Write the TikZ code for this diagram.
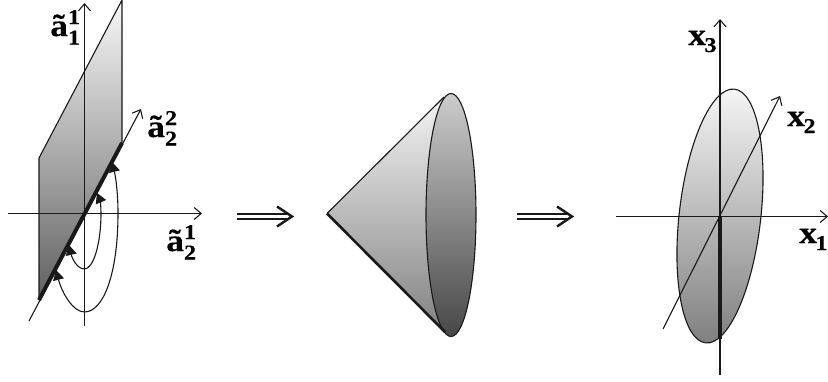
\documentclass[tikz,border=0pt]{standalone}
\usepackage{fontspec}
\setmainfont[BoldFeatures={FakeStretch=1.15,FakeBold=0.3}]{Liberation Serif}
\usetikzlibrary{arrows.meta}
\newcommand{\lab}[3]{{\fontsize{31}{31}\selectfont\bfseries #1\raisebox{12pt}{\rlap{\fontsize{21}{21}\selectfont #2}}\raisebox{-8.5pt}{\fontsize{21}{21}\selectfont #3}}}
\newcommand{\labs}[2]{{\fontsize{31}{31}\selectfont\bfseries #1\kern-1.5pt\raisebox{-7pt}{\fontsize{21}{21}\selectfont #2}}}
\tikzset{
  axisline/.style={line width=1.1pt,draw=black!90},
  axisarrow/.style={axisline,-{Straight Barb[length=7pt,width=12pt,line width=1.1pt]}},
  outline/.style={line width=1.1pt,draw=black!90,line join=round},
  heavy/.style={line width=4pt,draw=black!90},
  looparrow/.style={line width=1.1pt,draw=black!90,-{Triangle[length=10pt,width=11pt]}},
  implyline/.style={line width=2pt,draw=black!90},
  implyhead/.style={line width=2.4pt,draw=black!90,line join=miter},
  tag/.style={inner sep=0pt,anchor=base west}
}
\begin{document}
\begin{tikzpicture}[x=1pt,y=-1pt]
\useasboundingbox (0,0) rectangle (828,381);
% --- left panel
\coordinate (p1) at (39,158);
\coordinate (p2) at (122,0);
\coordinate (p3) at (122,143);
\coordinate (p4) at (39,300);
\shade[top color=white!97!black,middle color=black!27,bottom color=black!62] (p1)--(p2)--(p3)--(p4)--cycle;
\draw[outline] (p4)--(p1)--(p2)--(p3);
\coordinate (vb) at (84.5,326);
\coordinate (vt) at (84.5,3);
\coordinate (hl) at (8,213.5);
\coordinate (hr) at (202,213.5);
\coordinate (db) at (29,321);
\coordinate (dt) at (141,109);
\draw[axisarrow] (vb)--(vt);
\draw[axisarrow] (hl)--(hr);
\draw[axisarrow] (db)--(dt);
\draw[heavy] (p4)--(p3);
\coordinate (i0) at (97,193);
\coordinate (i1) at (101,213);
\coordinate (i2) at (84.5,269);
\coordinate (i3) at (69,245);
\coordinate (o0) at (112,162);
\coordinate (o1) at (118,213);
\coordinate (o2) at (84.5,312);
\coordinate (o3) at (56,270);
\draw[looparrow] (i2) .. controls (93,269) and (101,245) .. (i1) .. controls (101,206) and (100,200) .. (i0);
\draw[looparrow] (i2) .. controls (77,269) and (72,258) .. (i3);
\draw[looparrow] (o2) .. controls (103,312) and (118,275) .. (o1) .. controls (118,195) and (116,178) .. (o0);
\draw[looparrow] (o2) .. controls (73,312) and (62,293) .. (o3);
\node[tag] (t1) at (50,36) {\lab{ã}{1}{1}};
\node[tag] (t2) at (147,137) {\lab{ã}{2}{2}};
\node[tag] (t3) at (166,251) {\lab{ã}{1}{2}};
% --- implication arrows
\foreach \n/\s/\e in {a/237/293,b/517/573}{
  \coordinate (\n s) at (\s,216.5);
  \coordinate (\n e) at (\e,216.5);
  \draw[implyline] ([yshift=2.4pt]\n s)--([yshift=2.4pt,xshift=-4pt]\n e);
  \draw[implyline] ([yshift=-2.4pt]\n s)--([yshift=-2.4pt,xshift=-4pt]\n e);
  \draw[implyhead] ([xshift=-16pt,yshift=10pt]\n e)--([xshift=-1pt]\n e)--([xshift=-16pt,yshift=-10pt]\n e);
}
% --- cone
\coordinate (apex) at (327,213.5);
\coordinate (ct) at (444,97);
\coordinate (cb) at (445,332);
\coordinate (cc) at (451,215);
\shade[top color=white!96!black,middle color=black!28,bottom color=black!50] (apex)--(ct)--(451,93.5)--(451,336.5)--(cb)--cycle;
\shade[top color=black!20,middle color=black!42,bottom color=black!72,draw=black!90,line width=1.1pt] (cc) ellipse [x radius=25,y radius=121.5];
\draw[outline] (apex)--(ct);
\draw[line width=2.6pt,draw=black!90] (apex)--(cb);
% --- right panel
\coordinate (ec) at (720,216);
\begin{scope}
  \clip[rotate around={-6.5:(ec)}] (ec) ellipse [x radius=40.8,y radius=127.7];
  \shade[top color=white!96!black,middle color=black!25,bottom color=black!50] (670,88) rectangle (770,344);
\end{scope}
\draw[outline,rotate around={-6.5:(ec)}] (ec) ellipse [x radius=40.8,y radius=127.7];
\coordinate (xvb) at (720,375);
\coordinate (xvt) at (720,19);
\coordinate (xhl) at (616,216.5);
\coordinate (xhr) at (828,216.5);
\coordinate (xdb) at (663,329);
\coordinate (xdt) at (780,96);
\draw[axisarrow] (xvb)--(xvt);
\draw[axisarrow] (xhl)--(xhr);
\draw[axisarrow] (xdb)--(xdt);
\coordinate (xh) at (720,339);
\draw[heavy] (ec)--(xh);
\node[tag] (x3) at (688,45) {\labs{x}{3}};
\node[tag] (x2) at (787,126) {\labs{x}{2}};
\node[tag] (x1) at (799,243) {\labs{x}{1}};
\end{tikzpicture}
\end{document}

- - -

■ Exercise prompt
Return the listing above word for word, with the pictures removed.

■ Task answer
Write the TikZ code for this diagram.
\documentclass[tikz,border=0pt]{standalone}
\usepackage{fontspec}
\setmainfont[BoldFeatures={FakeStretch=1.15,FakeBold=0.3}]{Liberation Serif}
\usetikzlibrary{arrows.meta}
\newcommand{\lab}[3]{{\fontsize{31}{31}\selectfont\bfseries #1\raisebox{12pt}{\rlap{\fontsize{21}{21}\selectfont #2}}\raisebox{-8.5pt}{\fontsize{21}{21}\selectfont #3}}}
\newcommand{\labs}[2]{{\fontsize{31}{31}\selectfont\bfseries #1\kern-1.5pt\raisebox{-7pt}{\fontsize{21}{21}\selectfont #2}}}
\tikzset{
  axisline/.style={line width=1.1pt,draw=black!90},
  axisarrow/.style={axisline,-{Straight Barb[length=7pt,width=12pt,line width=1.1pt]}},
  outline/.style={line width=1.1pt,draw=black!90,line join=round},
  heavy/.style={line width=4pt,draw=black!90},
  looparrow/.style={line width=1.1pt,draw=black!90,-{Triangle[length=10pt,width=11pt]}},
  implyline/.style={line width=2pt,draw=black!90},
  implyhead/.style={line width=2.4pt,draw=black!90,line join=miter},
  tag/.style={inner sep=0pt,anchor=base west}
}
\begin{document}
\begin{tikzpicture}[x=1pt,y=-1pt]
\useasboundingbox (0,0) rectangle (828,381);
% --- left panel
\coordinate (p1) at (39,158);
\coordinate (p2) at (122,0);
\coordinate (p3) at (122,143);
\coordinate (p4) at (39,300);
\shade[top color=white!97!black,middle color=black!27,bottom color=black!62] (p1)--(p2)--(p3)--(p4)--cycle;
\draw[outline] (p4)--(p1)--(p2)--(p3);
\coordinate (vb) at (84.5,326);
\coordinate (vt) at (84.5,3);
\coordinate (hl) at (8,213.5);
\coordinate (hr) at (202,213.5);
\coordinate (db) at (29,321);
\coordinate (dt) at (141,109);
\draw[axisarrow] (vb)--(vt);
\draw[axisarrow] (hl)--(hr);
\draw[axisarrow] (db)--(dt);
\draw[heavy] (p4)--(p3);
\coordinate (i0) at (97,193);
\coordinate (i1) at (101,213);
\coordinate (i2) at (84.5,269);
\coordinate (i3) at (69,245);
\coordinate (o0) at (112,162);
\coordinate (o1) at (118,213);
\coordinate (o2) at (84.5,312);
\coordinate (o3) at (56,270);
\draw[looparrow] (i2) .. controls (93,269) and (101,245) .. (i1) .. controls (101,206) and (100,200) .. (i0);
\draw[looparrow] (i2) .. controls (77,269) and (72,258) .. (i3);
\draw[looparrow] (o2) .. controls (103,312) and (118,275) .. (o1) .. controls (118,195) and (116,178) .. (o0);
\draw[looparrow] (o2) .. controls (73,312) and (62,293) .. (o3);
\node[tag] (t1) at (50,36) {\lab{ã}{1}{1}};
\node[tag] (t2) at (147,137) {\lab{ã}{2}{2}};
\node[tag] (t3) at (166,251) {\lab{ã}{1}{2}};
% --- implication arrows
\foreach \n/\s/\e in {a/237/293,b/517/573}{
  \coordinate (\n s) at (\s,216.5);
  \coordinate (\n e) at (\e,216.5);
  \draw[implyline] ([yshift=2.4pt]\n s)--([yshift=2.4pt,xshift=-4pt]\n e);
  \draw[implyline] ([yshift=-2.4pt]\n s)--([yshift=-2.4pt,xshift=-4pt]\n e);
  \draw[implyhead] ([xshift=-16pt,yshift=10pt]\n e)--([xshift=-1pt]\n e)--([xshift=-16pt,yshift=-10pt]\n e);
}
% --- cone
\coordinate (apex) at (327,213.5);
\coordinate (ct) at (444,97);
\coordinate (cb) at (445,332);
\coordinate (cc) at (451,215);
\shade[top color=white!96!black,middle color=black!28,bottom color=black!50] (apex)--(ct)--(451,93.5)--(451,336.5)--(cb)--cycle;
\shade[top color=black!20,middle color=black!42,bottom color=black!72,draw=black!90,line width=1.1pt] (cc) ellipse [x radius=25,y radius=121.5];
\draw[outline] (apex)--(ct);
\draw[line width=2.6pt,draw=black!90] (apex)--(cb);
% --- right panel
\coordinate (ec) at (720,216);
\begin{scope}
  \clip[rotate around={-6.5:(ec)}] (ec) ellipse [x radius=40.8,y radius=127.7];
  \shade[top color=white!96!black,middle color=black!25,bottom color=black!50] (670,88) rectangle (770,344);
\end{scope}
\draw[outline,rotate around={-6.5:(ec)}] (ec) ellipse [x radius=40.8,y radius=127.7];
\coordinate (xvb) at (720,375);
\coordinate (xvt) at (720,19);
\coordinate (xhl) at (616,216.5);
\coordinate (xhr) at (828,216.5);
\coordinate (xdb) at (663,329);
\coordinate (xdt) at (780,96);
\draw[axisarrow] (xvb)--(xvt);
\draw[axisarrow] (xhl)--(xhr);
\draw[axisarrow] (xdb)--(xdt);
\coordinate (xh) at (720,339);
\draw[heavy] (ec)--(xh);
\node[tag] (x3) at (688,45) {\labs{x}{3}};
\node[tag] (x2) at (787,126) {\labs{x}{2}};
\node[tag] (x1) at (799,243) {\labs{x}{1}};
\end{tikzpicture}
\end{document}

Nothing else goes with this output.